> DIRECTION:
Return all the entries exactly, keeping pictures out.

**** PROVIDED DATA ****

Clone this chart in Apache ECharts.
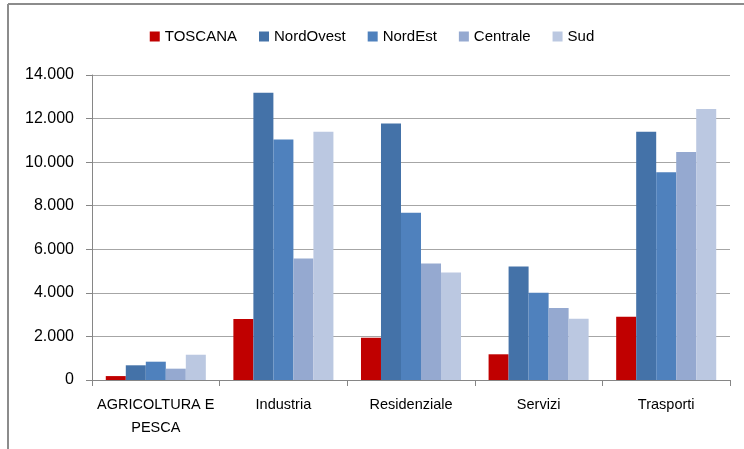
<!DOCTYPE html>
<html><head><meta charset="utf-8">
<script src="https://cdn.jsdelivr.net/npm/echarts@6/dist/echarts.min.js"></script>
<style>html,body{margin:0;padding:0;background:#fff}#c{width:744px;height:449px}</style>
</head><body><div id="c"></div>
<script>
const categories = ['AGRICOLTURA E\nPESCA', 'Industria', 'Residenziale', 'Servizi', 'Trasporti'];
const seriesNames = ['TOSCANA', 'NordOvest', 'NordEst', 'Centrale', 'Sud'];
const toscana   = [180, 2800, 1940, 1180, 2900];
const nordOvest = [675, 13180, 11775, 5215, 11390];
const nordEst   = [840, 11040, 7675, 4005, 9540];
const centrale  = [520, 5580, 5350, 3300, 10460];
const sud       = [1160, 11390, 4940, 2810, 12445];
const yTicks = { min: 0, max: 14000, interval: 2000 };

const values = [toscana, nordOvest, nordEst, centrale, sud];
const colors = ['#C00000', '#4472A8', '#4F81BD', '#95A9D0', '#BBC8E1'];
const font = 'Liberation Sans, Arial, sans-serif';

const chart = echarts.init(document.getElementById('c'));
chart.setOption({
  animation: false,
  textStyle: { fontFamily: font },
  legend: {
    top: 24, left: 'center',
    itemWidth: 10, itemHeight: 10, itemGap: 22,
    icon: 'rect',
    textStyle: { fontSize: 15, color: '#000', fontFamily: font },
    data: seriesNames
  },
  grid: { left: 92, right: 14, top: 75, bottom: 69, containLabel: false },
  xAxis: {
    type: 'category', data: categories,
    axisLine: { lineStyle: { color: '#868686', width: 1 } },
    axisTick: { show: true, length: 6, lineStyle: { color: '#868686' } },
    axisLabel: { fontSize: 14.5, color: '#000', lineHeight: 23, margin: 13, interval: 0 }
  },
  yAxis: {
    type: 'value', min: yTicks.min, max: yTicks.max, interval: yTicks.interval,
    axisLine: { show: true, lineStyle: { color: '#868686' } },
    axisTick: { show: true, length: 6, lineStyle: { color: '#868686' } },
    splitLine: { lineStyle: { color: '#A6A6A6', width: 1 } },
    axisLabel: {
      fontSize: 16, color: '#000', margin: 18,
      formatter: v => v === 0 ? '0' : v.toLocaleString('de-DE', { minimumFractionDigits: 0 })
    }
  },
  graphic: [
    { type: 'line', shape: { x1: 8, y1: 4, x2: 744, y2: 4 }, style: { stroke: '#8c8c8c', lineWidth: 2 } },
    { type: 'line', shape: { x1: 8, y1: 4, x2: 8, y2: 449 }, style: { stroke: '#8c8c8c', lineWidth: 2 } }
  ],
  series: seriesNames.map((n, i) => ({
    name: n, type: 'bar', data: values[i],
    barGap: '0%', barCategoryGap: '21.6%',
    itemStyle: { color: colors[i] }
  }))
});
</script></body></html>
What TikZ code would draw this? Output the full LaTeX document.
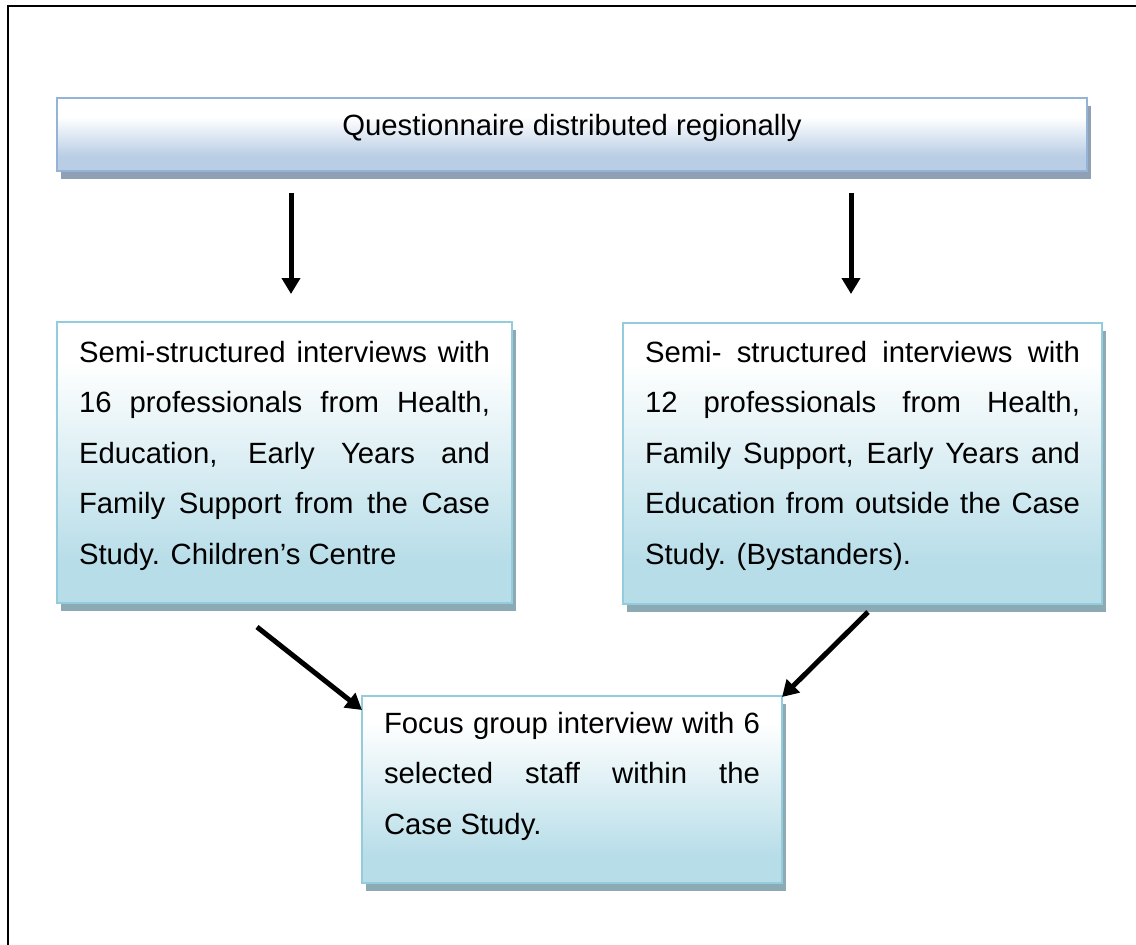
\documentclass[tikz,border=0pt]{standalone}
\usepackage{fontspec}
\setmainfont{Liberation Sans}
\usetikzlibrary{arrows.meta,calc,shadows}

\definecolor{aquaedge}{RGB}{147,205,221}
\definecolor{aquafill}{RGB}{183,221,232}
\definecolor{aquashade}{RGB}{140,170,180}
\definecolor{blueedge}{RGB}{149,179,215}
\definecolor{bluefill}{RGB}{185,205,229}
\definecolor{blueshade}{RGB}{143,160,180}

% white at the top fading into the fill colour towards the bottom
\pgfdeclareverticalshading{aquafade}{100bp}{color(0bp)=(aquafill); color(32bp)=(aquafill); color(68bp)=(white); color(100bp)=(white)}
\pgfdeclareverticalshading{bluefade}{100bp}{color(0bp)=(bluefill); color(35bp)=(bluefill); color(62bp)=(white); color(100bp)=(white)}

\tikzset{
  boxbase/.style={line width=2pt, inner xsep=22pt, inner ysep=0pt, outer sep=0pt,
    anchor=north west, font=\fontsize{29.3}{50.5}\selectfont},
  aquabox/.style={boxbase, draw=aquaedge, shading=aquafade,
    general shadow={fill=aquashade, shadow xshift=4pt, shadow yshift=-8pt}},
  bluebox/.style={boxbase, draw=blueedge, shading=bluefade,
    general shadow={fill=blueshade, shadow xshift=4pt, shadow yshift=-8pt}},
  flow/.style={line width=5pt, -{Triangle[width=18pt,length=16pt]}},
  frameline/.style={line width=2.6pt}
}
\newcommand\jline[1]{\makebox[\linewidth][s]{#1}\par}

\begin{document}
\begin{tikzpicture}[x=1pt,y=-1pt]
\useasboundingbox (0,0) rectangle (1136,945);

% page frame
\draw[frameline] (8,946) -- (8,6) -- (1137,6);

\node[bluebox] (q) at (57,98)
  {\parbox[t][73pt][t]{986pt}{\centering\rule{0pt}{37pt}Questionnaire distributed regionally}};

\node[aquabox] (l) at (57,322)
  {\parbox[t][281pt][t]{411pt}{%
    \jline{\rule{0pt}{40pt}Semi-structured interviews with}%
    \jline{16 professionals from Health,}%
    \jline{Education, Early Years and}%
    \jline{Family Support from the Case}%
    Study. Children’s Centre}};

\node[aquabox] (r) at (623,323)
  {\parbox[t][281pt][t]{435pt}{%
    \jline{\rule{0pt}{39pt}Semi- structured interviews with}%
    \jline{12 professionals from Health,}%
    \jline{Family Support, Early Years and}%
    \jline{Education from outside the Case}%
    Study. (Bystanders).}};

\node[aquabox] (b) at (362,696)
  {\parbox[t][187pt][t]{376pt}{%
    \jline{\rule{0pt}{37pt}Focus group interview with 6}%
    \jline{selected staff within the}%
    Case Study.}};

% connectors
\draw[flow] ($(q.south west)+(234,22)$) -- ($(l.north west)+(234,-28)$);
\draw[flow] ($(q.south west)+(794,22)$) -- ($(r.north west)+(228,-29)$);
\draw[flow] ($(l.south west)+(200,24)$) -- ($(b.north west)+(0,14)$);
\draw[flow] ($(r.south west)+(245,8)$) -- ($(b.north east)+(0,1)$);
\end{tikzpicture}
\end{document}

****

> EXPECTED ANSWER:
Clone this chart in Apache ECharts.
<!DOCTYPE html>
<html><head><meta charset="utf-8">
<script src="https://cdn.jsdelivr.net/npm/echarts@6/dist/echarts.min.js"></script>
<style>html,body{margin:0;padding:0;background:#fff}#c{width:744px;height:449px}</style>
</head><body><div id="c"></div>
<script>
const categories = ['AGRICOLTURA E\nPESCA', 'Industria', 'Residenziale', 'Servizi', 'Trasporti'];
const seriesNames = ['TOSCANA', 'NordOvest', 'NordEst', 'Centrale', 'Sud'];
const toscana   = [180, 2800, 1940, 1180, 2900];
const nordOvest = [675, 13180, 11775, 5215, 11390];
const nordEst   = [840, 11040, 7675, 4005, 9540];
const centrale  = [520, 5580, 5350, 3300, 10460];
const sud       = [1160, 11390, 4940, 2810, 12445];
const yTicks = { min: 0, max: 14000, interval: 2000 };

const values = [toscana, nordOvest, nordEst, centrale, sud];
const colors = ['#C00000', '#4472A8', '#4F81BD', '#95A9D0', '#BBC8E1'];
const font = 'Liberation Sans, Arial, sans-serif';

const chart = echarts.init(document.getElementById('c'));
chart.setOption({
  animation: false,
  textStyle: { fontFamily: font },
  legend: {
    top: 24, left: 'center',
    itemWidth: 10, itemHeight: 10, itemGap: 22,
    icon: 'rect',
    textStyle: { fontSize: 15, color: '#000', fontFamily: font },
    data: seriesNames
  },
  grid: { left: 92, right: 14, top: 75, bottom: 69, containLabel: false },
  xAxis: {
    type: 'category', data: categories,
    axisLine: { lineStyle: { color: '#868686', width: 1 } },
    axisTick: { show: true, length: 6, lineStyle: { color: '#868686' } },
    axisLabel: { fontSize: 14.5, color: '#000', lineHeight: 23, margin: 13, interval: 0 }
  },
  yAxis: {
    type: 'value', min: yTicks.min, max: yTicks.max, interval: yTicks.interval,
    axisLine: { show: true, lineStyle: { color: '#868686' } },
    axisTick: { show: true, length: 6, lineStyle: { color: '#868686' } },
    splitLine: { lineStyle: { color: '#A6A6A6', width: 1 } },
    axisLabel: {
      fontSize: 16, color: '#000', margin: 18,
      formatter: v => v === 0 ? '0' : v.toLocaleString('de-DE', { minimumFractionDigits: 0 })
    }
  },
  graphic: [
    { type: 'line', shape: { x1: 8, y1: 4, x2: 744, y2: 4 }, style: { stroke: '#8c8c8c', lineWidth: 2 } },
    { type: 'line', shape: { x1: 8, y1: 4, x2: 8, y2: 449 }, style: { stroke: '#8c8c8c', lineWidth: 2 } }
  ],
  series: seriesNames.map((n, i) => ({
    name: n, type: 'bar', data: values[i],
    barGap: '0%', barCategoryGap: '21.6%',
    itemStyle: { color: colors[i] }
  }))
});
</script></body></html>
What TikZ code would draw this? Output the full LaTeX document.
\documentclass[tikz,border=0pt]{standalone}
\usepackage{fontspec}
\setmainfont{Liberation Sans}
\usetikzlibrary{arrows.meta,calc,shadows}

\definecolor{aquaedge}{RGB}{147,205,221}
\definecolor{aquafill}{RGB}{183,221,232}
\definecolor{aquashade}{RGB}{140,170,180}
\definecolor{blueedge}{RGB}{149,179,215}
\definecolor{bluefill}{RGB}{185,205,229}
\definecolor{blueshade}{RGB}{143,160,180}

% white at the top fading into the fill colour towards the bottom
\pgfdeclareverticalshading{aquafade}{100bp}{color(0bp)=(aquafill); color(32bp)=(aquafill); color(68bp)=(white); color(100bp)=(white)}
\pgfdeclareverticalshading{bluefade}{100bp}{color(0bp)=(bluefill); color(35bp)=(bluefill); color(62bp)=(white); color(100bp)=(white)}

\tikzset{
  boxbase/.style={line width=2pt, inner xsep=22pt, inner ysep=0pt, outer sep=0pt,
    anchor=north west, font=\fontsize{29.3}{50.5}\selectfont},
  aquabox/.style={boxbase, draw=aquaedge, shading=aquafade,
    general shadow={fill=aquashade, shadow xshift=4pt, shadow yshift=-8pt}},
  bluebox/.style={boxbase, draw=blueedge, shading=bluefade,
    general shadow={fill=blueshade, shadow xshift=4pt, shadow yshift=-8pt}},
  flow/.style={line width=5pt, -{Triangle[width=18pt,length=16pt]}},
  frameline/.style={line width=2.6pt}
}
\newcommand\jline[1]{\makebox[\linewidth][s]{#1}\par}

\begin{document}
\begin{tikzpicture}[x=1pt,y=-1pt]
\useasboundingbox (0,0) rectangle (1136,945);

% page frame
\draw[frameline] (8,946) -- (8,6) -- (1137,6);

\node[bluebox] (q) at (57,98)
  {\parbox[t][73pt][t]{986pt}{\centering\rule{0pt}{37pt}Questionnaire distributed regionally}};

\node[aquabox] (l) at (57,322)
  {\parbox[t][281pt][t]{411pt}{%
    \jline{\rule{0pt}{40pt}Semi-structured interviews with}%
    \jline{16 professionals from Health,}%
    \jline{Education, Early Years and}%
    \jline{Family Support from the Case}%
    Study. Children’s Centre}};

\node[aquabox] (r) at (623,323)
  {\parbox[t][281pt][t]{435pt}{%
    \jline{\rule{0pt}{39pt}Semi- structured interviews with}%
    \jline{12 professionals from Health,}%
    \jline{Family Support, Early Years and}%
    \jline{Education from outside the Case}%
    Study. (Bystanders).}};

\node[aquabox] (b) at (362,696)
  {\parbox[t][187pt][t]{376pt}{%
    \jline{\rule{0pt}{37pt}Focus group interview with 6}%
    \jline{selected staff within the}%
    Case Study.}};

% connectors
\draw[flow] ($(q.south west)+(234,22)$) -- ($(l.north west)+(234,-28)$);
\draw[flow] ($(q.south west)+(794,22)$) -- ($(r.north west)+(228,-29)$);
\draw[flow] ($(l.south west)+(200,24)$) -- ($(b.north west)+(0,14)$);
\draw[flow] ($(r.south west)+(245,8)$) -- ($(b.north east)+(0,1)$);
\end{tikzpicture}
\end{document}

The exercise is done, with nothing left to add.